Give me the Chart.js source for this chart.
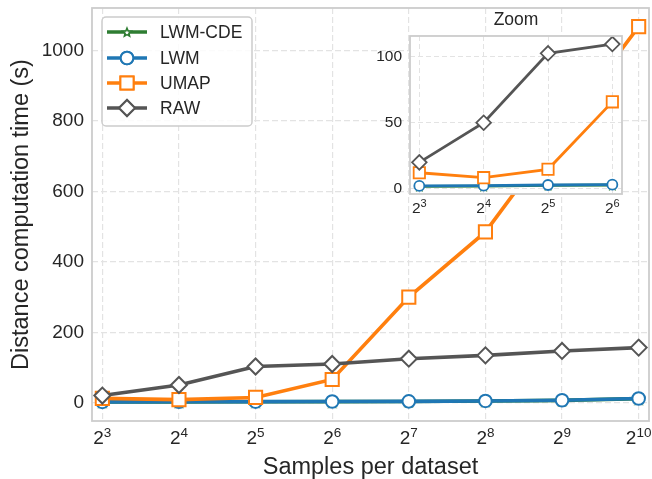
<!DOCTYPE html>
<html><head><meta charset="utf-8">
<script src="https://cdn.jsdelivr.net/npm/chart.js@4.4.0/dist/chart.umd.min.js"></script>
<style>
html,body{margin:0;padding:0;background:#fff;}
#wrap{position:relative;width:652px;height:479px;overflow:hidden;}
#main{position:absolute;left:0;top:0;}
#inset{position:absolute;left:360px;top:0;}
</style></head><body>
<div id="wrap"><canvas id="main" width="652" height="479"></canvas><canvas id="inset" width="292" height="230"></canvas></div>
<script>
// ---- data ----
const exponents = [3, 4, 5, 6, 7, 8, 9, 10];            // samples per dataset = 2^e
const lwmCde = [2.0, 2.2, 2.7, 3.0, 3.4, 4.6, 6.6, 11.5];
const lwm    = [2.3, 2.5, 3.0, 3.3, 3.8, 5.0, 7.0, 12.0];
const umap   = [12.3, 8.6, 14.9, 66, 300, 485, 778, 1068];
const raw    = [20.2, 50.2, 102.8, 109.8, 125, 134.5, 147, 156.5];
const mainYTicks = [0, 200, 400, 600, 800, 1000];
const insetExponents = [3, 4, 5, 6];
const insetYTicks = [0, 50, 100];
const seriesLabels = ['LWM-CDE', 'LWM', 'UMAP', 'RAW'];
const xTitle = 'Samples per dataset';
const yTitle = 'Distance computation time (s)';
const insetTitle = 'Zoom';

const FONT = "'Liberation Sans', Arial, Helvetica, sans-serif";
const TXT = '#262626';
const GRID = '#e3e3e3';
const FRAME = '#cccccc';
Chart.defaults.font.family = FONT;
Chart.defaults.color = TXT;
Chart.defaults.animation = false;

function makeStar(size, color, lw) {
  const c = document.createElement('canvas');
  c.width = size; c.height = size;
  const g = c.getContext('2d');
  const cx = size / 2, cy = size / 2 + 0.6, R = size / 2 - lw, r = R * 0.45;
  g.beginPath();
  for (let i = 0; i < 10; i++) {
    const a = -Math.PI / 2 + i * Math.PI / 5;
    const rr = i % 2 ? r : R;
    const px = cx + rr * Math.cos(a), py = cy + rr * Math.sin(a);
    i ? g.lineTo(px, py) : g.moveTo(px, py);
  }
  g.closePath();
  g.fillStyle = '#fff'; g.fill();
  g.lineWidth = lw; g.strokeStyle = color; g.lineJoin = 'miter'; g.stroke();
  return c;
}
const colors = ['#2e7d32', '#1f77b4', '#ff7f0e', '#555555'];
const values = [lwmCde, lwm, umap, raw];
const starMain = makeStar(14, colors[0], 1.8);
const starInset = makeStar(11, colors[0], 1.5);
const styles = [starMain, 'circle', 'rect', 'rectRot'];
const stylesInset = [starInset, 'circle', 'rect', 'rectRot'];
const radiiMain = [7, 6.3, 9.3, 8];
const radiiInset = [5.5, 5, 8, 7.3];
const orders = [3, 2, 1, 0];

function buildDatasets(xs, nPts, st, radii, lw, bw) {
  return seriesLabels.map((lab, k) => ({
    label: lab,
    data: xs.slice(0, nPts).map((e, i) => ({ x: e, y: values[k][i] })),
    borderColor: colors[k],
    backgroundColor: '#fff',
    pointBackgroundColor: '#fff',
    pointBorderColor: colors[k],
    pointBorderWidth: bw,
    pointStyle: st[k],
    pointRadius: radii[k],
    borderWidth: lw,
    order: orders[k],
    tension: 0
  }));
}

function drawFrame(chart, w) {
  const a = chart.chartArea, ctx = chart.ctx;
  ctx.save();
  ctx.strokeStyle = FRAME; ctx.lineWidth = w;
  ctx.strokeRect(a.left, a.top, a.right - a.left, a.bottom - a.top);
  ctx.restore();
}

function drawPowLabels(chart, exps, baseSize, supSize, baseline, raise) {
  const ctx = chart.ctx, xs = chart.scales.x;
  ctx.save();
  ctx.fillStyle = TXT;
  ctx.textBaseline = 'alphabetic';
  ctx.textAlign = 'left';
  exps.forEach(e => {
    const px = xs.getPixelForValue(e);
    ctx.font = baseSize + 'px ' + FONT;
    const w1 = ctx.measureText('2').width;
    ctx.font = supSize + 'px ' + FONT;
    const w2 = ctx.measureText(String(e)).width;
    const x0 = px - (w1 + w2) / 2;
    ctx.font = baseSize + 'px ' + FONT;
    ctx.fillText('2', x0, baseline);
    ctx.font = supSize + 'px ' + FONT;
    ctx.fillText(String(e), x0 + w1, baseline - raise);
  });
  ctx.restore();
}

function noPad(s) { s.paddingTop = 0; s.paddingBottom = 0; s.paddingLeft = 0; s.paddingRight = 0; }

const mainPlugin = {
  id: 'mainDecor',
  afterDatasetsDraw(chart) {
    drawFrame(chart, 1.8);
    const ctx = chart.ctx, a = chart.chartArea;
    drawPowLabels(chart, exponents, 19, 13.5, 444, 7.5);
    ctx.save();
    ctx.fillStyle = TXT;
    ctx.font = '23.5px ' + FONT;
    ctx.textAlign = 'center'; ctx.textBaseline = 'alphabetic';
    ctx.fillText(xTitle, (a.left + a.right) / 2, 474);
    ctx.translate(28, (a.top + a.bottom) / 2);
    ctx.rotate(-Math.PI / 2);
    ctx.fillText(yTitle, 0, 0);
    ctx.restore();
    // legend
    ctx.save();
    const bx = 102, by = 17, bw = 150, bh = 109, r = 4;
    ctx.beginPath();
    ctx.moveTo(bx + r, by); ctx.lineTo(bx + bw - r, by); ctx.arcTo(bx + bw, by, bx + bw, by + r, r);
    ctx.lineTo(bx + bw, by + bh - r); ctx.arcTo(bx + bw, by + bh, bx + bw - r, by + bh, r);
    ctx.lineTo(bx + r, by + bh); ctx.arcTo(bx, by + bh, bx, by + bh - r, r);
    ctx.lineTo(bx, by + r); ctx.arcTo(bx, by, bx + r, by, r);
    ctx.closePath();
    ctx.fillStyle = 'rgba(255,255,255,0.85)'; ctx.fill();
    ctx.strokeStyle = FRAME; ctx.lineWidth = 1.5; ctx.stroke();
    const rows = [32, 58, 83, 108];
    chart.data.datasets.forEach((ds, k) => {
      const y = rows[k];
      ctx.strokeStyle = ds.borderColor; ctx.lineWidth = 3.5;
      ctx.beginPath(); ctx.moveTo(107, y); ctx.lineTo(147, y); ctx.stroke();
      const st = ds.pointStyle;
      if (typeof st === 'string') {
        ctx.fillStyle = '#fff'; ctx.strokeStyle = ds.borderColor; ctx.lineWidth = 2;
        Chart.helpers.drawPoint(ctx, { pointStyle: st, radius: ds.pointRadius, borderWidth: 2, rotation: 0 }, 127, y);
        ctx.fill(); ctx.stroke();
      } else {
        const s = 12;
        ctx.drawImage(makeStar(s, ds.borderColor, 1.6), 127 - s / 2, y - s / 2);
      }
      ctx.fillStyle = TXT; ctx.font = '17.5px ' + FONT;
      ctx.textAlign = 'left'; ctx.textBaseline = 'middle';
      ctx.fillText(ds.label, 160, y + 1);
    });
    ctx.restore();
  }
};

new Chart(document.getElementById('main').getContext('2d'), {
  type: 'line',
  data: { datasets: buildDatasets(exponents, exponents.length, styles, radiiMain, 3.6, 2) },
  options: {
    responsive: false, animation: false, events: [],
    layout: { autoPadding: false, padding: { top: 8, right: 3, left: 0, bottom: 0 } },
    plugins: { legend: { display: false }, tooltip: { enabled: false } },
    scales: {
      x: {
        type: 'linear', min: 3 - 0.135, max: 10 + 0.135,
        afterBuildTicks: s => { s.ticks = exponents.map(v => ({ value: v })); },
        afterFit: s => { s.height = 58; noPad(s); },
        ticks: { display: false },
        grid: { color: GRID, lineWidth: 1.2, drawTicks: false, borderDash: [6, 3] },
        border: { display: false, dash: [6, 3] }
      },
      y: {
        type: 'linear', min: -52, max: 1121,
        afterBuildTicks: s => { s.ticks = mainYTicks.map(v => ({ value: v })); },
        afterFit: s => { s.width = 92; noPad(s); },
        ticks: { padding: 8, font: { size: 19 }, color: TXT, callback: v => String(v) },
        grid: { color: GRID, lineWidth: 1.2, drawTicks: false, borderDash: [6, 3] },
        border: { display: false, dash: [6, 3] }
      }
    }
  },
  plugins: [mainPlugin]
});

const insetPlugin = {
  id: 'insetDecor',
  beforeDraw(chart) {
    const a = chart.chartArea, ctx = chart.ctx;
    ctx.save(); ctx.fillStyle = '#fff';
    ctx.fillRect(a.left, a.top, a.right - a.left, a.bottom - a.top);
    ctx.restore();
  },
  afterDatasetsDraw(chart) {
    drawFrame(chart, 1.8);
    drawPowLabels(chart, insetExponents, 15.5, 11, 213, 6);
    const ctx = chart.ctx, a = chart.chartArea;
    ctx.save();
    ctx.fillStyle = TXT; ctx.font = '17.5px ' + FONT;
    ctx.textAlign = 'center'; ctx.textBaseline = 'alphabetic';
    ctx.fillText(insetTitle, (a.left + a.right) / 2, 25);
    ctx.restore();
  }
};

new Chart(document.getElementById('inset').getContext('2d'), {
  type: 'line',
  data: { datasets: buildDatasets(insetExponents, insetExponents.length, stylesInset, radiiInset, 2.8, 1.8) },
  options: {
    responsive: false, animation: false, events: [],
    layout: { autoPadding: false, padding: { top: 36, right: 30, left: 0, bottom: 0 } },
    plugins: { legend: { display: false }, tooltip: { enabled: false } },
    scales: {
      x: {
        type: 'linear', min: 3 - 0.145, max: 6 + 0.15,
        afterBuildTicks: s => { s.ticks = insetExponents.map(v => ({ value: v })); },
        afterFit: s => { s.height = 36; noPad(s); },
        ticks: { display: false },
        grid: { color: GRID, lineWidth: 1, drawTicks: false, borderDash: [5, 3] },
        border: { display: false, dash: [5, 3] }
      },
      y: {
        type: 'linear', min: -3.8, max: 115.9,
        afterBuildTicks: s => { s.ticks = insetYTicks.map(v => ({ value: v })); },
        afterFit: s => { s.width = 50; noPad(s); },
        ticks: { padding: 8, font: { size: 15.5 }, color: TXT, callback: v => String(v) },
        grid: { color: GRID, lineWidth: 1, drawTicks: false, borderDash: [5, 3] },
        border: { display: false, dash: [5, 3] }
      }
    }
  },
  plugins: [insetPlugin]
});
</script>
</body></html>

++++++++++++++++++++

#### EXERCISE REQUIREMENTS:
Pictures stay out. Repeat only the lines from the beginning of the data through the line that has "const insetTitle = 'Zoom';".

#### EXPECTED ANSWER:
Give me the Chart.js source for this chart.
<!DOCTYPE html>
<html><head><meta charset="utf-8">
<script src="https://cdn.jsdelivr.net/npm/chart.js@4.4.0/dist/chart.umd.min.js"></script>
<style>
html,body{margin:0;padding:0;background:#fff;}
#wrap{position:relative;width:652px;height:479px;overflow:hidden;}
#main{position:absolute;left:0;top:0;}
#inset{position:absolute;left:360px;top:0;}
</style></head><body>
<div id="wrap"><canvas id="main" width="652" height="479"></canvas><canvas id="inset" width="292" height="230"></canvas></div>
<script>
// ---- data ----
const exponents = [3, 4, 5, 6, 7, 8, 9, 10];            // samples per dataset = 2^e
const lwmCde = [2.0, 2.2, 2.7, 3.0, 3.4, 4.6, 6.6, 11.5];
const lwm    = [2.3, 2.5, 3.0, 3.3, 3.8, 5.0, 7.0, 12.0];
const umap   = [12.3, 8.6, 14.9, 66, 300, 485, 778, 1068];
const raw    = [20.2, 50.2, 102.8, 109.8, 125, 134.5, 147, 156.5];
const mainYTicks = [0, 200, 400, 600, 800, 1000];
const insetExponents = [3, 4, 5, 6];
const insetYTicks = [0, 50, 100];
const seriesLabels = ['LWM-CDE', 'LWM', 'UMAP', 'RAW'];
const xTitle = 'Samples per dataset';
const yTitle = 'Distance computation time (s)';
const insetTitle = 'Zoom';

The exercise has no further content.